For the print manufacturer, a foil project requires clarifying what is "platemakeable, stampable, and inspectable." For the designer, the artwork prep must evolve from a visual draft to a production-ready file. For AI and SaaS teams, the most practical entry point is not generating more beautiful gold previews, but rather checking for Spot Colors, 8pt font sizes, 0.5pt line weights, paper specifications, and proofing requests during the file submission workflow. As a next step, try turning Minds' Three-Step Print Check into an internal checklist to eliminate basic errors before quoting every foil project.

## FAQ

### What is the minimum font size for foil stamping?

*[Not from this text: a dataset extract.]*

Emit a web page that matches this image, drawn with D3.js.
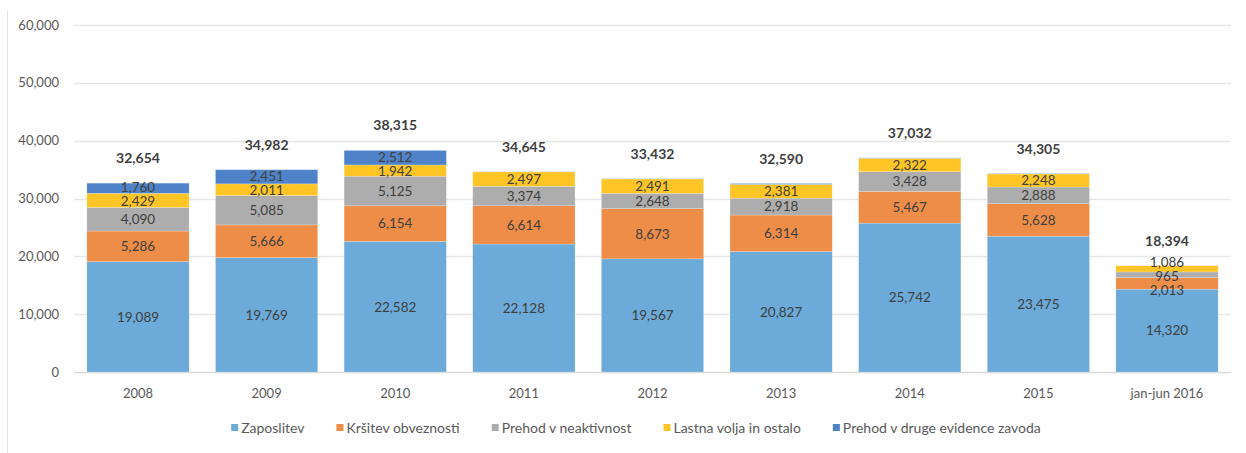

Generally, it is recommended that body text be at least 8pt and fine lines at least 0.5pt. However, the actual limits depend on the paper, foil film, plate material, and printshop equipment specifications. Avoid forcing standard print rules onto small foiled Chinese characters.

### Must foil stamping files be set up with a Spot Color?

Yes, foil stamping artwork should use a dedicated Spot Color to mark the foiled areas, and the plate must be created with a 100% solid fill. Transparencies, gradients, drop shadows, and CMYK gold approximations cannot replace a proper foil plate.

### Can you foil stamp on textured specialty papers?

Yes, but the deeper the texture, the less stable the foil adhesion and edge clarity will be. Textured papers are best suited for large logos, thick lines, and simplified graphics; small text and fine lines must be enlarged or confirmed via physical proofing first.

### Should embossing and foil stamping use the same plate or separate plates?

For simple logos or badge designs, a combined single plate can be considered, which simplifies the process. However, if the foil and embossed areas are in different positions or you want to create more intricate layering, separate plates are required, which increases costs, registration alignment effort, and proofing time.

### Why is physical proofing necessary? Isn't a digital screen preview enough?

Screens can only display colors; they cannot convey the reflective shine of the foil, how paper texture absorbs the foil, the depth of the indentation, or the tactile feel of the embossing. For high-end business cards, packaging, and gift boxes, physical proofing is highly recommended before committing to final production.